State Legislature Wrap-Up: Background Checks

Continuing with a trend that began several years ago, many states are requiring that criminal background checks be conducted on individuals in certain jobs, such as in childcare or healthcare settings.

Most frequently, states passed laws requiring background checks on those who care for children. For example, in Hawaii, employees, prospective employees, and volunteers who work with youth must undergo criminal records checks before they can begin work. Similarly, Tennessee passed a law requiring background checks on childcare workers as well as contractors who provide transportation services to childcare companies.

A new Utah law opens up juvenile criminal records in certain cases. It would require background checks—although no fingerprinting—for anyone age 12 through 17 who resides in a home in which foster children are to be placed. A Maryland law requires that private schools conduct background checks on anyone having contact with students, and it prohibits such schools from hiring anyone with a background of sexual assault or violence. Virginia approved a bill requiring the same for public school contract employees.

Virginia lawmakers also approved a provision requiring that any company or organization that provides care to children, the elderly, or the disabled perform criminal background checks on all employees and volunteers. A Georgia law requires the same measures but specifies that youth sports organizations and other groups that sponsor youth activities must conduct the checks.

In Michigan, lawmakers approved a bill that would require adult foster-care facilities to perform background checks on its employees and require the same from its contractors.
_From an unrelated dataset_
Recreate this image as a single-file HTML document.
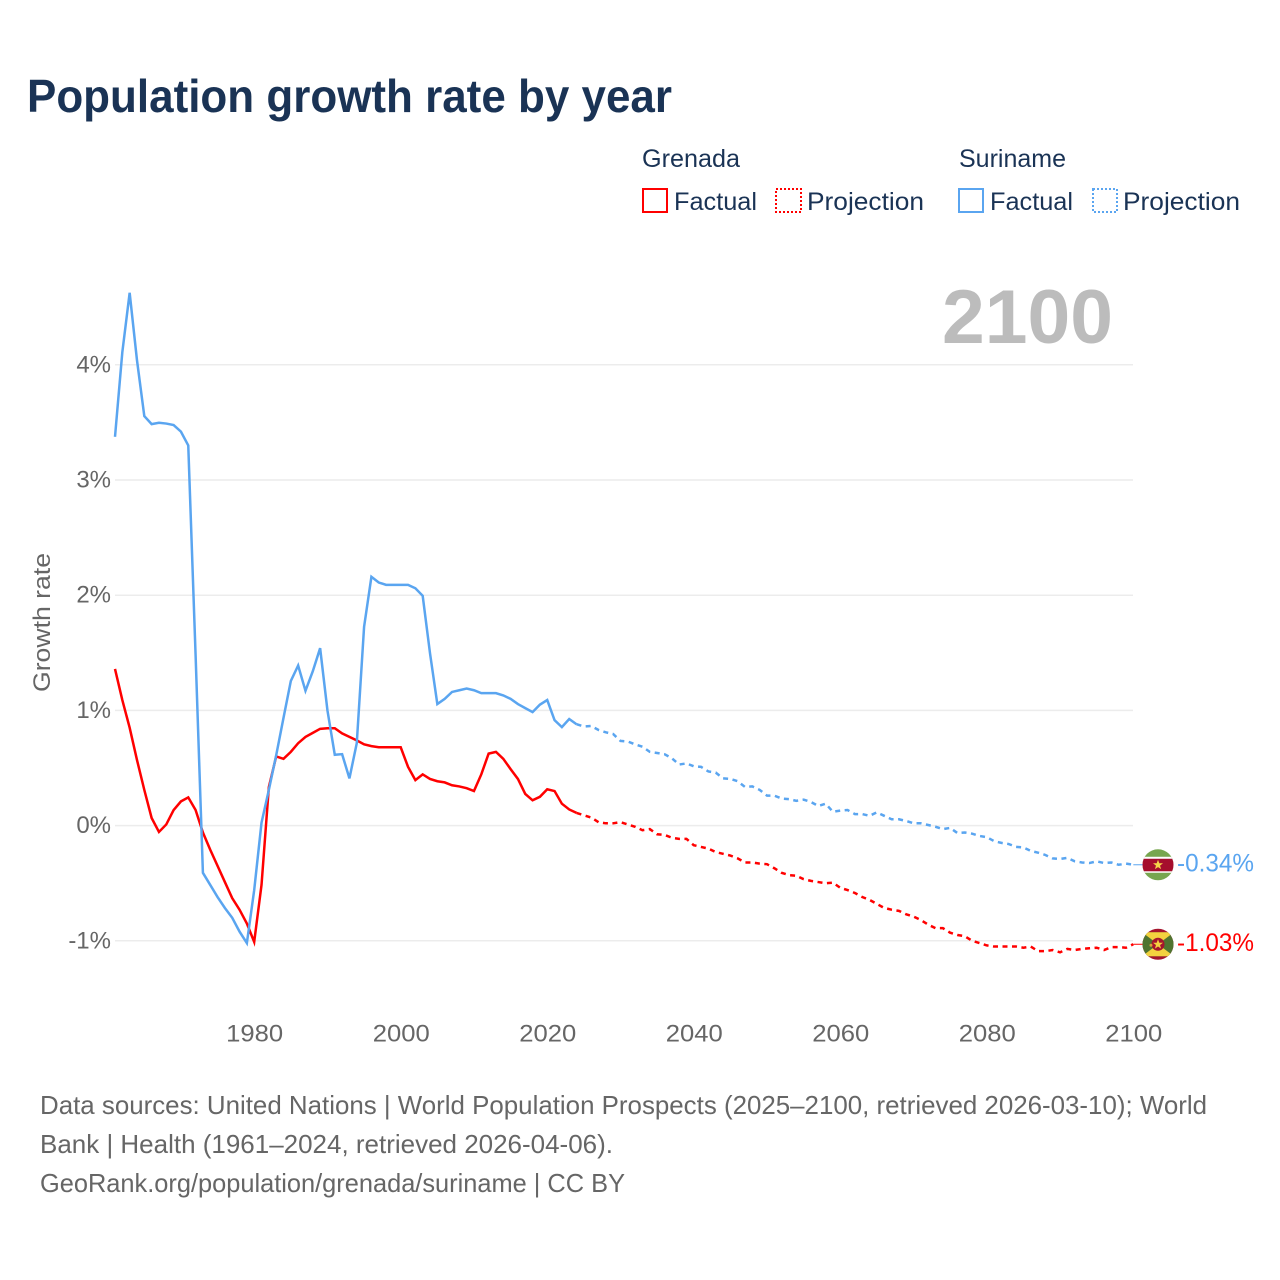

Those applicants who have been convicted of certain felonies, including those involving cruelty, criminal sexual conduct, abuse, neglect, or misuse of prescription drugs, may not be hired. A similar Michigan law requires the same of organizations providing care for the mentally retarded.

A Hawaii law requires background checks on employees of companies that provide adult nursing care, services for the mentally retarded, hospitals, rural health centers, and rehabilitation agencies. These companies must also conduct checks on all volunteers, service providers, and others who might be in contact with patients.

Virginia has passed a law requiring all companies that employ workers who must enter the homes of customers to conduct background checks on these employees. New York has passed a law requiring that flight schools administer criminal background checks on all applicants. Under the law, applicants must be cleared by the state criminal justice division before they may begin training.

In Virginia, shipyard facilities must screen employers and contractors.

Alaskan lawmakers approved a bill requiring background checks for explosives handlers. In West Virginia, a new law requires background screening of homeland security and emergency service personnel. A new law in Utah requires screening of those who provide ground transportation to airports.